WORK REQUIRED:
Give again only the lines running from the one with "Generate a Python" through the one with "import matplotlib.pyplot as plt", inclusive. Omit every picture.

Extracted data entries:
Start

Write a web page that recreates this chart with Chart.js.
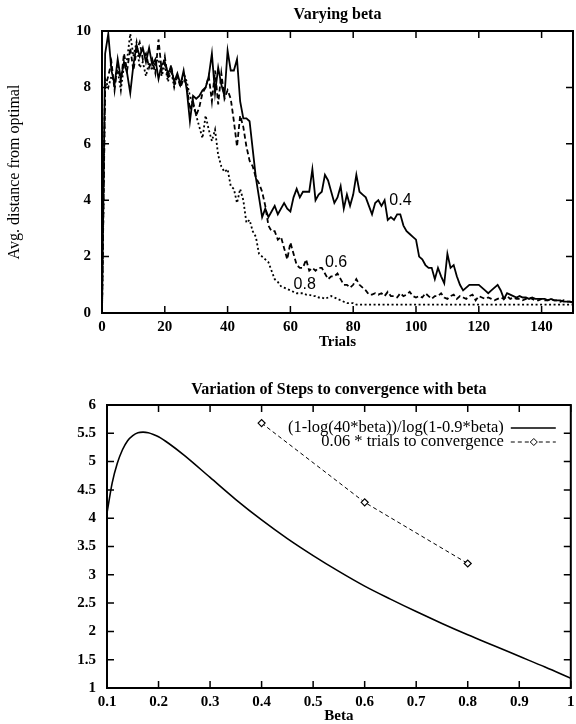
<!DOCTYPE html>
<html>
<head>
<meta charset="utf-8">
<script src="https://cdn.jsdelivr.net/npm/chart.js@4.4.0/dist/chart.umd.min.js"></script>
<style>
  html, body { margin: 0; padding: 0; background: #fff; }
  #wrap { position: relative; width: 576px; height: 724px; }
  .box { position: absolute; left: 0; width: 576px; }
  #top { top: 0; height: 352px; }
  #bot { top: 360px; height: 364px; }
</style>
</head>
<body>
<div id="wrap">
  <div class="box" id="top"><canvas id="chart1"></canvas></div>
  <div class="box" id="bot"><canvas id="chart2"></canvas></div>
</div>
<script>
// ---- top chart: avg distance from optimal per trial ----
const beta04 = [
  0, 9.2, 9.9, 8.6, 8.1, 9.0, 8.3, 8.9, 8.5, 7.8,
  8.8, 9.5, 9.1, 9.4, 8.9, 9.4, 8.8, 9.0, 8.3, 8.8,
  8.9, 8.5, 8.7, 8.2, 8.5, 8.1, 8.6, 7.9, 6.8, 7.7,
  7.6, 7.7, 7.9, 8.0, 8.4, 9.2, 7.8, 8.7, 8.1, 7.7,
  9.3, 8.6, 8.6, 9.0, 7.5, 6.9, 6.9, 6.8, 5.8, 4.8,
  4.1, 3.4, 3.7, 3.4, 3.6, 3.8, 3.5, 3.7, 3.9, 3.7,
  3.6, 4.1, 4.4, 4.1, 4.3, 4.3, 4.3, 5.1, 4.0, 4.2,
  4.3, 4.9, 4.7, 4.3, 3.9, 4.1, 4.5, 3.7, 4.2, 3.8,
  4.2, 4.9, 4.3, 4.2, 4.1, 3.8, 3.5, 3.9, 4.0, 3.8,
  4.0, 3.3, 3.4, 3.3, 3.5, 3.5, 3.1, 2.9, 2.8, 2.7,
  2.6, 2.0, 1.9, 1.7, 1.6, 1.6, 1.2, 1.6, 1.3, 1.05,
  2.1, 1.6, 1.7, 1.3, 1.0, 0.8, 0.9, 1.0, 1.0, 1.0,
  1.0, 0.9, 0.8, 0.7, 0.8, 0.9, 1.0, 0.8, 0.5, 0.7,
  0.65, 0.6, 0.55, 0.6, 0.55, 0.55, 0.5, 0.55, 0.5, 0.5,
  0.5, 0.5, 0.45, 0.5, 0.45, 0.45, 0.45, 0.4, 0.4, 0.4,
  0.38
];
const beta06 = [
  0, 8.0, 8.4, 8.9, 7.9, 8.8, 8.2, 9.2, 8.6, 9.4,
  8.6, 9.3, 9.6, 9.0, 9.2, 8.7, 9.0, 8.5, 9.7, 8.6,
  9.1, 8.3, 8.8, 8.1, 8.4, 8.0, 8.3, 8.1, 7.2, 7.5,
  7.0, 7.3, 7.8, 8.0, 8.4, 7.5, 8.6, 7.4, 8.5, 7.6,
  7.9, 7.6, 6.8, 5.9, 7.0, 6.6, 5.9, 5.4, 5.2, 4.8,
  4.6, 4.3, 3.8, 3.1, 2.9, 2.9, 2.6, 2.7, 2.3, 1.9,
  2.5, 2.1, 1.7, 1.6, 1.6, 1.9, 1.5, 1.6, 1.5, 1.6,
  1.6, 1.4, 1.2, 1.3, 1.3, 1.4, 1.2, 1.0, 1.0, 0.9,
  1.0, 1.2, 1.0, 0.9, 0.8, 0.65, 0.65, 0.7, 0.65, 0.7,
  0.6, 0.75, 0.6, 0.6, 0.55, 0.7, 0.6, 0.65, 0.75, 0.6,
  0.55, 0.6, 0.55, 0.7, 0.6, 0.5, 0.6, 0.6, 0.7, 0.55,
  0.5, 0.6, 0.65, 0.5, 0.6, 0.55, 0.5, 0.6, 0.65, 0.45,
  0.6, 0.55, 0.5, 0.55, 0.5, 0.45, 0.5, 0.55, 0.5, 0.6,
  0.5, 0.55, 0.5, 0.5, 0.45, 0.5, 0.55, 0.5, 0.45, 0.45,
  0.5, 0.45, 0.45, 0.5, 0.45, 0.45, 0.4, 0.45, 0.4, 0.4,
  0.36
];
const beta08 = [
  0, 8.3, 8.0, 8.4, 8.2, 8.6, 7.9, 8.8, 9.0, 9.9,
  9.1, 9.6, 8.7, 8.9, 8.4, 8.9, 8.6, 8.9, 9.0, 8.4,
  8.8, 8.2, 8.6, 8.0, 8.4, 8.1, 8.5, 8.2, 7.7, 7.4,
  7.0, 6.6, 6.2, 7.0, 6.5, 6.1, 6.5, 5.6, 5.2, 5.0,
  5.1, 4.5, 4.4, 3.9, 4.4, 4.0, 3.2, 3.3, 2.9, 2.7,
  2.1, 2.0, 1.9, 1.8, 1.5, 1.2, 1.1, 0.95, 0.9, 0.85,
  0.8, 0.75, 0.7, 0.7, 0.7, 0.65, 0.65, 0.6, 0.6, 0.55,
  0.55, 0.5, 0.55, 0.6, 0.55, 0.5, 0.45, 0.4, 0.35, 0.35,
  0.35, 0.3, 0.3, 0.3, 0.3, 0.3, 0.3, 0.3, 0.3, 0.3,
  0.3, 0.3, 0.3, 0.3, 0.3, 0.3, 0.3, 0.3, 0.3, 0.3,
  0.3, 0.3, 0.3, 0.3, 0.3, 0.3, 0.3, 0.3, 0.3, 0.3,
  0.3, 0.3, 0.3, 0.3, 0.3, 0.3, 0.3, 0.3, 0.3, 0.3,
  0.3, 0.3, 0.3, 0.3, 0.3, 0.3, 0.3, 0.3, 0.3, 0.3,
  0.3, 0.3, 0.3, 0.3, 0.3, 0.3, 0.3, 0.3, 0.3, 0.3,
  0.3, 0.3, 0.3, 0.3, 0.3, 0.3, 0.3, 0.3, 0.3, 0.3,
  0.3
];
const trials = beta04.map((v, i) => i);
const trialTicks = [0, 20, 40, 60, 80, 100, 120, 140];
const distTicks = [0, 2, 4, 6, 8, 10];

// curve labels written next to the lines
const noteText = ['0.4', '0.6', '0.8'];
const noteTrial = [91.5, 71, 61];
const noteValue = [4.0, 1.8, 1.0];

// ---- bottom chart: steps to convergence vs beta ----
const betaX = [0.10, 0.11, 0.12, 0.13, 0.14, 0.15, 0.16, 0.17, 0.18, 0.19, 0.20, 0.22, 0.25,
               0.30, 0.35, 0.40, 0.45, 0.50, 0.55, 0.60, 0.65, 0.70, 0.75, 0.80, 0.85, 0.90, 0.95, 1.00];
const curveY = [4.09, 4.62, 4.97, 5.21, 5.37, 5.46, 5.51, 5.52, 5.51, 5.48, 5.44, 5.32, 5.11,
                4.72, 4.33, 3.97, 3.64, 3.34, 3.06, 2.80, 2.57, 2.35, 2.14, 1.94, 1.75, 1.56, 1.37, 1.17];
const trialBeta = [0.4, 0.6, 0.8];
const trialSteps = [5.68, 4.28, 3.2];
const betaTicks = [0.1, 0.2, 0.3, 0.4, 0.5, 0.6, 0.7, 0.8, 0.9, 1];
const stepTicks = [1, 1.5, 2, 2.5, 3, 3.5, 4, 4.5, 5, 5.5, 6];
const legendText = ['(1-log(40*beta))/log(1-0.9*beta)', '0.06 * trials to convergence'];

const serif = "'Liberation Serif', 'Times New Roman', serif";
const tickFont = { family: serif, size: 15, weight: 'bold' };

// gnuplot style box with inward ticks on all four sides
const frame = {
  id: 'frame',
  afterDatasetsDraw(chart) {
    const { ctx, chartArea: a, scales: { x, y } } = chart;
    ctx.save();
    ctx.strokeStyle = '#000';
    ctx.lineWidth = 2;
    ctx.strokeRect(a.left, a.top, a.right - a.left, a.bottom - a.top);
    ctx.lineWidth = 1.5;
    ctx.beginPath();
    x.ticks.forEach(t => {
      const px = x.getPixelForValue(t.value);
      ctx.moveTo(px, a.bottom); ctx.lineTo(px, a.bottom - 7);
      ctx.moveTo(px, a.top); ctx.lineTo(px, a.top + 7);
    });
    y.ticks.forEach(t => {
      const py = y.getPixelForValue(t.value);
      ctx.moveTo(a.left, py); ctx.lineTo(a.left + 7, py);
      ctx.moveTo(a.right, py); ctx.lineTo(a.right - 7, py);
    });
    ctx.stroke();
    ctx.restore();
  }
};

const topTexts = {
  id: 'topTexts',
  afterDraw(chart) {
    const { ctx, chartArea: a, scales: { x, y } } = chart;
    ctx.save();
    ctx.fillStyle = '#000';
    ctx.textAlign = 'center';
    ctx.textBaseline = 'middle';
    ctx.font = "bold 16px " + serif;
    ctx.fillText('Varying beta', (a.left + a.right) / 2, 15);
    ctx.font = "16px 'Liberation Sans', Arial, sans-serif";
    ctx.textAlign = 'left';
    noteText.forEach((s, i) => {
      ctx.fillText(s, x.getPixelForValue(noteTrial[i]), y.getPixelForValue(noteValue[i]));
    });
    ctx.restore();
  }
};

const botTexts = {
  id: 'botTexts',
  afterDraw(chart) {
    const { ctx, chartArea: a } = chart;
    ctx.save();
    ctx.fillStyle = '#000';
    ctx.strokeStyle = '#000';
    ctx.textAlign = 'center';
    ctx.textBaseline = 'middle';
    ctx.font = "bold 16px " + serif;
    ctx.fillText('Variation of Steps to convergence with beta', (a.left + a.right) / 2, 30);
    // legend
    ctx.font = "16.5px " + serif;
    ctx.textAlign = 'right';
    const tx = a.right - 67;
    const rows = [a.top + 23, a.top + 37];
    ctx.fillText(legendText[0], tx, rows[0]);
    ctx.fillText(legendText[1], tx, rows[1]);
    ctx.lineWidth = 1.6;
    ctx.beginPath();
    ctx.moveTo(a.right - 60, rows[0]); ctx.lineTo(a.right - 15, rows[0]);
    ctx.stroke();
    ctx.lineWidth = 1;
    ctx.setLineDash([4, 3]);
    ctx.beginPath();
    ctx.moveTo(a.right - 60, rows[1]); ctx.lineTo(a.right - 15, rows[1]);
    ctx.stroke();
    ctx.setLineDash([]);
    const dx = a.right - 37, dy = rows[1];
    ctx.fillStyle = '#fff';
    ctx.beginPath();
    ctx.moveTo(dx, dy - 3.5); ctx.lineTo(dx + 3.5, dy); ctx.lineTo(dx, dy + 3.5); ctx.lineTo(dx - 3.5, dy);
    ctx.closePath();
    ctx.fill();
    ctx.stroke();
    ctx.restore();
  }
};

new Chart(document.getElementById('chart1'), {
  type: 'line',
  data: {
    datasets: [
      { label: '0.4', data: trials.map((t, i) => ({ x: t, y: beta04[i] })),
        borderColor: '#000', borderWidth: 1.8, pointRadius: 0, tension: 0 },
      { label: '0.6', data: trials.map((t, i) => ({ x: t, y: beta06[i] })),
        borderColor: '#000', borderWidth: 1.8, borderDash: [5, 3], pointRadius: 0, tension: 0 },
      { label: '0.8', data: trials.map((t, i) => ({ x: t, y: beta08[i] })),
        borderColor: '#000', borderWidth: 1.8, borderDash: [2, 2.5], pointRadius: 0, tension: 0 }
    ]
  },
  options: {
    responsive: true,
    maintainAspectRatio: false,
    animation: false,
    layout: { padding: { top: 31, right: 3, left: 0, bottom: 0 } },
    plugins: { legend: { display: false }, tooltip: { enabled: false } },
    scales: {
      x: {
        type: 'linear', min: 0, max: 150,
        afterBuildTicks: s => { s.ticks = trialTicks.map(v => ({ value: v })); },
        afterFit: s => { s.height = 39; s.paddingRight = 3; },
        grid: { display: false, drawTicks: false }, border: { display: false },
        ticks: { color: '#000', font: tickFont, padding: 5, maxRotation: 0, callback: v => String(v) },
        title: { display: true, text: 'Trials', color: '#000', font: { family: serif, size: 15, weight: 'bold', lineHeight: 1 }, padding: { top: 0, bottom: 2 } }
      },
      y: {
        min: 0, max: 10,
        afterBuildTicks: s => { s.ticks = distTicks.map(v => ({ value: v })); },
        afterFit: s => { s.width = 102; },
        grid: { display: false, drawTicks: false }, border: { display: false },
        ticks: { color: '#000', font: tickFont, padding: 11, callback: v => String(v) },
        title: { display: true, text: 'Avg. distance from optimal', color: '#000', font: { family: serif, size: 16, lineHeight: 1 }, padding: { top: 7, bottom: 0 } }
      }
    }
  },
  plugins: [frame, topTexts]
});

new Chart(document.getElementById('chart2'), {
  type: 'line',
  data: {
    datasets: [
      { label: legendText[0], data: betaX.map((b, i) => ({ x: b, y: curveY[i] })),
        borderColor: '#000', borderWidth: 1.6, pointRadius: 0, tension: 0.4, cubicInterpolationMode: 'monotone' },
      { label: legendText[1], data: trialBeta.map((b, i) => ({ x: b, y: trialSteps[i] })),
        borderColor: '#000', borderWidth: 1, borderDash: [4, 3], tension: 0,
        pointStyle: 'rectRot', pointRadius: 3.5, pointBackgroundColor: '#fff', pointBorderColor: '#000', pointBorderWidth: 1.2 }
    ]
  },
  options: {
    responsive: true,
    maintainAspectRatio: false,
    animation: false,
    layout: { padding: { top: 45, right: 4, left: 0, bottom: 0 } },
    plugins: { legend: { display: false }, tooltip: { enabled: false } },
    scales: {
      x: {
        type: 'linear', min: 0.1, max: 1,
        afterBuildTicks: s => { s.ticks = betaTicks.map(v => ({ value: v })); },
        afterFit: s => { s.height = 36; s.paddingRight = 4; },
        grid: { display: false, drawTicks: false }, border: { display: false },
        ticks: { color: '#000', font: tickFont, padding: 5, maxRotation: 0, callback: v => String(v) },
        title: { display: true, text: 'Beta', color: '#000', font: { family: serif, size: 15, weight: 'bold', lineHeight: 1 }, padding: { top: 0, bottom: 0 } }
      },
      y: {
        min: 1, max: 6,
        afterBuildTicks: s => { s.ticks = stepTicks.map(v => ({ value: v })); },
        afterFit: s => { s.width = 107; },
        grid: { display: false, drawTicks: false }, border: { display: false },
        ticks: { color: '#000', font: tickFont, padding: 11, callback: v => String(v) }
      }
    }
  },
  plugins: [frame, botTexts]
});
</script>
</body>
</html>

End
Start

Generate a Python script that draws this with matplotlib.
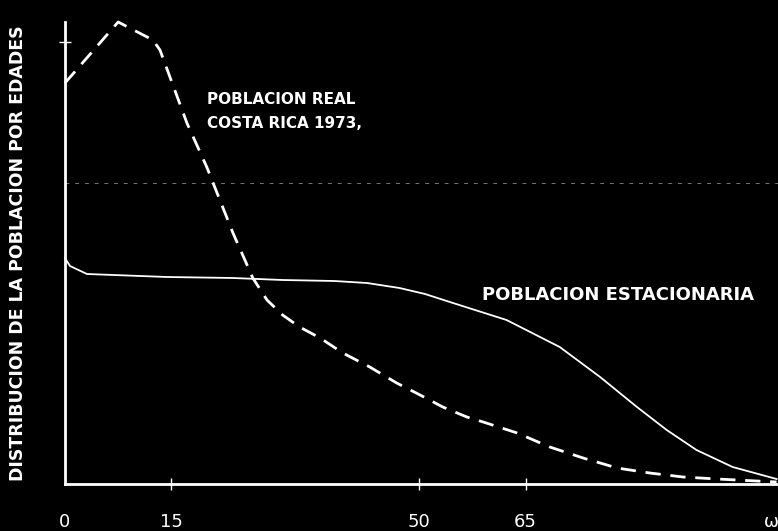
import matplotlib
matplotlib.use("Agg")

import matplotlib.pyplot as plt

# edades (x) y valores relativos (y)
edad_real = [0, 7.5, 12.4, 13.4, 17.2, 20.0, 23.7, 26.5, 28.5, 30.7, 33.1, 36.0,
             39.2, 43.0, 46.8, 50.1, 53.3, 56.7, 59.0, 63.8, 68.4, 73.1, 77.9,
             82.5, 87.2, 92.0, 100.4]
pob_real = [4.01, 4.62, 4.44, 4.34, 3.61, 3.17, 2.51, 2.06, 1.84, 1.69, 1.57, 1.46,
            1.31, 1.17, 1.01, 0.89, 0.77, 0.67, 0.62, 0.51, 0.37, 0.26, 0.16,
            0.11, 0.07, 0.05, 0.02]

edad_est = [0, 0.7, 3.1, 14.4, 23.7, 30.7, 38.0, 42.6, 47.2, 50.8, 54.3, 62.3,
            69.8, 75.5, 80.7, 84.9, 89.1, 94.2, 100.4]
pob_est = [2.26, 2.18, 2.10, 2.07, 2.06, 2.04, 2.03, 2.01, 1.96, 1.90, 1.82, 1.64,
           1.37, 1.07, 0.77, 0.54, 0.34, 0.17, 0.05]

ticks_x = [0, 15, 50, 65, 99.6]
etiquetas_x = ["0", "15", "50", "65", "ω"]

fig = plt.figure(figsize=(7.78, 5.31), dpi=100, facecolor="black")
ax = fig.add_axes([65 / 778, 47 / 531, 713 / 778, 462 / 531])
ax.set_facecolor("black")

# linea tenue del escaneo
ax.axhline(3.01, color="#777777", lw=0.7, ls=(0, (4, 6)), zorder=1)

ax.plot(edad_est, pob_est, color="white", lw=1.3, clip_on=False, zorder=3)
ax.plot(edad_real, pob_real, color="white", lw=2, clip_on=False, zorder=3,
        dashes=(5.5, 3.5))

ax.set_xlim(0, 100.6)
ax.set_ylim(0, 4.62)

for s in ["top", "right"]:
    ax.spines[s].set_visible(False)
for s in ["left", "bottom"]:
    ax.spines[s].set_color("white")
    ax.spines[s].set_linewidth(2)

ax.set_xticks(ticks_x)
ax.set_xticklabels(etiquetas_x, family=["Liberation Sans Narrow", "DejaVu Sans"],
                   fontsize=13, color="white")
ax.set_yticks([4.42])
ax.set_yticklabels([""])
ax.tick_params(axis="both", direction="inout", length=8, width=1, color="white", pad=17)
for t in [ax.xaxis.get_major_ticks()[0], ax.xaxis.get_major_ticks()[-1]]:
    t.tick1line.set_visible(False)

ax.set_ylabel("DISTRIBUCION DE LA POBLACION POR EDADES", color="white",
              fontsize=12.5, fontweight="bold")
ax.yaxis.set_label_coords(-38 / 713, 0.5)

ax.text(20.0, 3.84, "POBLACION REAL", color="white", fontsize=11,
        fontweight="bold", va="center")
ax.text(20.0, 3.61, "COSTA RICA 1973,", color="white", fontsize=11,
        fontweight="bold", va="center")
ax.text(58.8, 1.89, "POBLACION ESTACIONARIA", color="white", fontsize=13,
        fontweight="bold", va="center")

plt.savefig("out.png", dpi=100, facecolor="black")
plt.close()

End

EXERCISE RESPONSE:
Generate a Python script that draws this with matplotlib.
import matplotlib
matplotlib.use("Agg")

import matplotlib.pyplot as plt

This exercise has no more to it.